The Book of Fires
Jane Borodale’s stunning debut novel begins with that classic element of suspense, a countdown to an explosion—not so much of the pyrotechnics that fascinate and draw together the two main characters, but the birth of a bastard child. Agnes Trussel’s Sussex family ekes out a living in tough times. Rather than confess her shameful pregnancy, she runs away to London with a cache of stolen coins. Along the way she meets a helpful stranger, but by her own efforts she finds employment in the household of John Blacklock, maker of fireworks—not merely as a servant, but as his assistant.

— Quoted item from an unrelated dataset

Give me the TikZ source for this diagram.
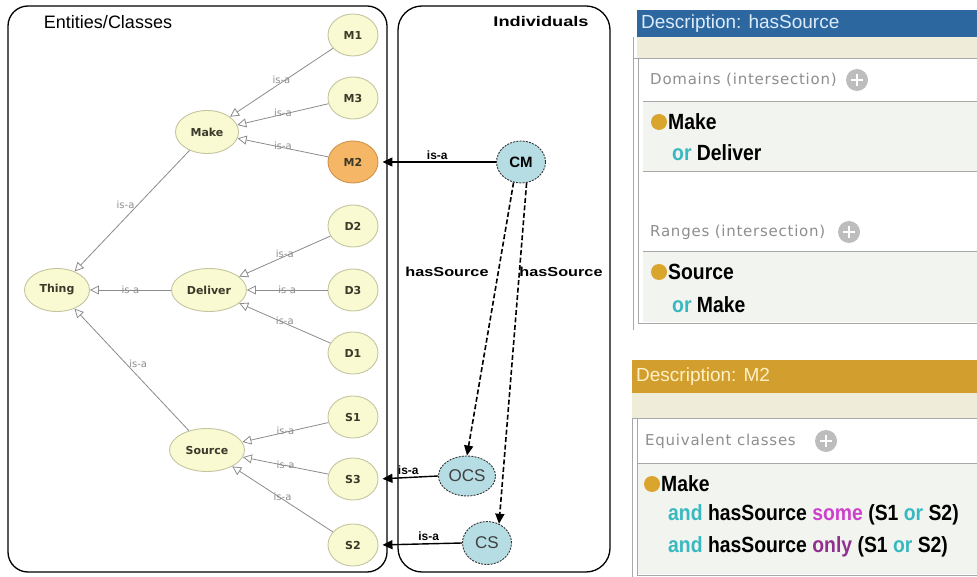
\documentclass[tikz,border=0pt]{standalone}
\usepackage{fontspec}
\setmainfont{Liberation Sans}
\newfontfamily\dv{DejaVu Sans}
\newfontfamily\lsp[LetterSpace=5]{DejaVu Sans}
\newfontfamily\cnd[FakeStretch=0.88]{Liberation Sans}
\usetikzlibrary{shapes.geometric,arrows.meta}
\definecolor{clsfill}{HTML}{FAFAD2}
\definecolor{clsdraw}{HTML}{C4C4A0}
\definecolor{mtwo}{HTML}{F5B765}
\definecolor{mtwodraw}{HTML}{D0924A}
\definecolor{indfill}{HTML}{B6DDE4}
\definecolor{isagray}{HTML}{8C8C8C}
\definecolor{hdrblue}{HTML}{2C67A0}
\definecolor{hdrbluetxt}{HTML}{DCEBFA}
\definecolor{hdrorange}{HTML}{D29E2E}
\definecolor{hdrorangetxt}{HTML}{FFF1C6}
\definecolor{stripbeige}{HTML}{EFECD9}
\definecolor{rowfill}{HTML}{F2F4EF}
\definecolor{panelline}{HTML}{A8A8A8}
\definecolor{bulletorange}{HTML}{D9A52C}
\definecolor{kwteal}{HTML}{38B8C0}
\definecolor{kwmag}{HTML}{CC40CC}
\definecolor{kwpurple}{HTML}{90308F}
\definecolor{lblgray}{HTML}{8E8E8E}
\definecolor{plusgray}{HTML}{BDBDBD}
\definecolor{darktxt}{HTML}{3A3A2A}
\tikzset{
  cls/.style={ellipse, draw=clsdraw, fill=clsfill, line width=0.9pt, minimum width=50pt, minimum height=42pt, inner sep=0pt,
    font=\dv\bfseries\fontsize{11}{13}\selectfont, text=darktxt},
  ind/.style={ellipse, draw=black!80, fill=indfill, line width=0.9pt, dash pattern=on 2pt off 1.2pt, inner sep=0pt,
    font=\fontsize{17}{19}\selectfont, text=black!75},
  isa/.style={draw=isagray, line width=0.8pt, -{Triangle[open,length=9pt,width=9pt]}},
  lbl/.style={font=\dv\fontsize{10}{12}\selectfont, text=lblgray, inner sep=1pt},
  iarrow/.style={draw=black, line width=1.4pt, -{Triangle[length=10pt,width=9pt]}, shorten >=4pt},
  hsarrow/.style={draw=black, line width=1.6pt, dash pattern=on 5pt off 2.5pt, -{Triangle[length=10pt,width=9pt]}},
  blbl/.style={font=\bfseries\fontsize{12}{14}\selectfont, text=black, inner sep=1pt},
  frame/.style={draw=black, line width=1.3pt},
  paneltxt/.style={anchor=west, inner sep=0pt, font=\lsp\fontsize{15}{17}\selectfont, text=lblgray},
  owl/.style={anchor=west, inner sep=0pt, font=\cnd\bfseries\fontsize{22}{24}\selectfont, text=black},
  hdr/.style={anchor=west, inner sep=0pt, font=\fontsize{19}{21}\selectfont},
}
\newcommand{\plusbtn}[2]{%
  \fill[plusgray] (#1,#2) circle (11pt);
  \draw[white, line width=2.2pt] (#1-6,#2) -- (#1+6,#2) (#1,#2-6) -- (#1,#2+6);}
\begin{document}
\begin{tikzpicture}[x=1pt,y=-1pt]
\useasboundingbox (0,0) rectangle (977,577);
\fill[white] (0,0) rectangle (977,577);

% ---------- frames ----------
\draw[frame, rounded corners=20pt] (8,6) rectangle (387,572);
\draw[frame, rounded corners=24pt] (398,6) rectangle (610,572);
\node (titleC) at (108,22) {\fontsize{18}{20}\selectfont Entities/Classes};
\node (titleI) at (541,22) {\scalebox{1.3}[1]{\bfseries\fontsize{14}{16}\selectfont Individuals}};

% ---------- class nodes ----------
\node[cls] (M1) at (353,35) {M1};
\node[cls] (M3) at (353,98) {M3};
\node[cls, fill=mtwo, draw=mtwodraw] (M2) at (353,162) {M2};
\node[cls] (D2) at (353,226) {D2};
\node[cls] (D3) at (353,290) {D3};
\node[cls] (D1) at (353,353) {D1};
\node[cls] (S1) at (353,417) {S1};
\node[cls] (S3) at (353,479) {S3};
\node[cls] (S2) at (353,545) {S2};
\node[cls, minimum width=63pt, minimum height=43pt] (Make) at (207,132) {Make};
\node[cls, minimum width=65pt, minimum height=43pt] (Thing) at (57,290) {Thing};
\node[cls, minimum width=75pt, minimum height=43pt] (Deliver) at (209,290) {Deliver};
\node[cls, minimum width=75pt, minimum height=43pt] (Source) at (207,450) {Source};

% ---------- is-a edges ----------
\draw[isa] (M1) -- node[lbl, above=-3pt] (l1) {is-a} (Make);
\draw[isa] (M3) -- node[lbl, above=-4pt] (l2) {is-a} (Make);
\draw[isa] (M2) -- node[lbl, above=-3pt] (l3) {is-a} (Make);
\draw[isa] (Make) -- node[lbl, pos=.45, left=2pt] (l4) {is-a} (Thing);
\draw[isa] (D2) -- node[lbl, above=-3pt] (l5) {is-a} (Deliver);
\draw[isa] (D3) -- node[lbl, above=-5pt] (l6) {is-a} (Deliver);
\draw[isa] (D1) -- node[lbl, above=-3pt] (l7) {is-a} (Deliver);
\draw[isa] (Deliver) -- node[lbl, above=-5pt] (l8) {is-a} (Thing);
\draw[isa] (Source) -- node[lbl, pos=.55, right=2pt] (l9) {is-a} (Thing);
\draw[isa] (S1) -- node[lbl, above=-4pt] (l10) {is-a} (Source);
\draw[isa] (S3) -- node[lbl, above=-4pt] (l11) {is-a} (Source);
\draw[isa] (S2) -- node[lbl, above=-3pt] (l12) {is-a} (Source);

% ---------- individuals ----------
\node[ind, minimum width=49pt, minimum height=42pt, font=\bfseries\fontsize{15}{17}\selectfont, text=black] (CM) at (521,162) {CM};
\node[ind, minimum width=57pt, minimum height=40pt] (OCS) at (467,476) {OCS};
\node[ind, minimum width=49pt, minimum height=43pt] (CS) at (487,543) {CS};

\draw[iarrow] (CM) -- node[blbl, above=1pt] (i1) {is-a} (M2);
\draw[iarrow] (OCS.west) -- node[blbl, above=1pt, pos=.5] (i2) {is-a} (S3.east);
\draw[iarrow] (CS.west) -- node[blbl, above=1pt, pos=.4] (i3) {is-a} (S2.east);

\draw[hsarrow] (CM.250) -- (OCS.north);
\draw[hsarrow] (CM.285) -- (CS.58);
\node (h1) at (447,272) {\scalebox{1.25}[1]{\bfseries\fontsize{13}{15}\selectfont hasSource}};
\node (h2) at (561,272) {\scalebox{1.25}[1]{\bfseries\fontsize{13}{15}\selectfont hasSource}};

% ---------- panel 1: hasSource ----------
\fill[hdrblue] (637,10) rectangle (977,37);
\node[hdr, text=hdrbluetxt] (p1h) at (641,24) {Description: hasSource};
\fill[stripbeige] (637,37) rectangle (977,58);
\fill[rowfill] (643,102) rectangle (977,171);
\fill[rowfill] (643,251) rectangle (977,322);
\draw[panelline, line width=0.8pt] (633,58) -- (977,58);
\draw[panelline, line width=0.8pt] (633,37) -- (633,330);
\draw[panelline, line width=0.8pt] (638,58) -- (638,324);
\draw[panelline, line width=0.7pt] (643,101) -- (977,101);
\draw[panelline, line width=0.7pt] (643,171) -- (977,171);
\draw[panelline, line width=0.7pt] (643,251) -- (977,251);
\draw[panelline, line width=0.7pt] (638,323) -- (977,323);
\node[paneltxt] (dom) at (650,80) {Domains (intersection)};
\plusbtn{857}{80}
\fill[bulletorange] (659,122) circle (8pt);
\node[owl] (d1) at (668,122) {Make};
\node[owl] (d2) at (672,153) {{\color{kwteal}or} Deliver};
\node[paneltxt] (rng) at (650,232) {Ranges (intersection)};
\plusbtn{849}{232}
\fill[bulletorange] (659,272) circle (8pt);
\node[owl] (r1) at (668,272) {Source};
\node[owl] (r2) at (672,305) {{\color{kwteal}or} Make};

% ---------- panel 2: M2 ----------
\fill[hdrorange] (632,360) rectangle (977,393);
\node[hdr, text=hdrorangetxt] (p2h) at (636,377) {Description: M2};
\fill[stripbeige] (632,393) rectangle (977,418);
\fill[rowfill] (638,464) rectangle (977,574);
\draw[panelline, line width=0.8pt] (632,418) -- (977,418);
\draw[panelline, line width=0.8pt] (632,418) -- (632,577);
\draw[panelline, line width=0.8pt] (637,418) -- (637,575);
\draw[panelline, line width=0.7pt] (637,463) -- (977,463);
\draw[panelline, line width=0.7pt] (637,575) -- (977,575);
\node[paneltxt] (eq) at (645,441) {Equivalent classes};
\plusbtn{826}{441}
\fill[bulletorange] (652,484) circle (8pt);
\node[owl] (e1) at (661,484) {Make};
\node[owl] (e2) at (668,515) {{\color{kwteal}and} hasSource {\color{kwmag}some} (S1 {\color{kwteal}or} S2)};
\node[owl] (e3) at (668,547) {{\color{kwteal}and} hasSource {\color{kwpurple}only} (S1 {\color{kwteal}or} S2)};
\end{tikzpicture}
\end{document}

For a variety of reasons Agnes walks in guilt. She lives with constant fear that her theft and her pregnancy will be discovered. She must conceal both from Blacklock’s other servants as well as from neighborhood merchants and strives to hide the truth of her past—even her family’s existence. The slightest mistake while filling the containers could result in destruction and instant death. Her hands may be deft, but her mind is uneasy. All the while she grows expert in her master’s most dangerous trade, and more hopeful of helping him produce rockets capable of colored fire.
Agnes is the plaything of fate, alternately enjoying good luck and bad as her swelling belly threatens both her livelihood and her life. The climactic scenes do not disappoint.
Through Agnes the author thrusts her readers into 1750s London, with atmospheric descriptions, impeccable dialogue, and gripping uncertainties. An exceptionally well-crafted novel, beautifully written.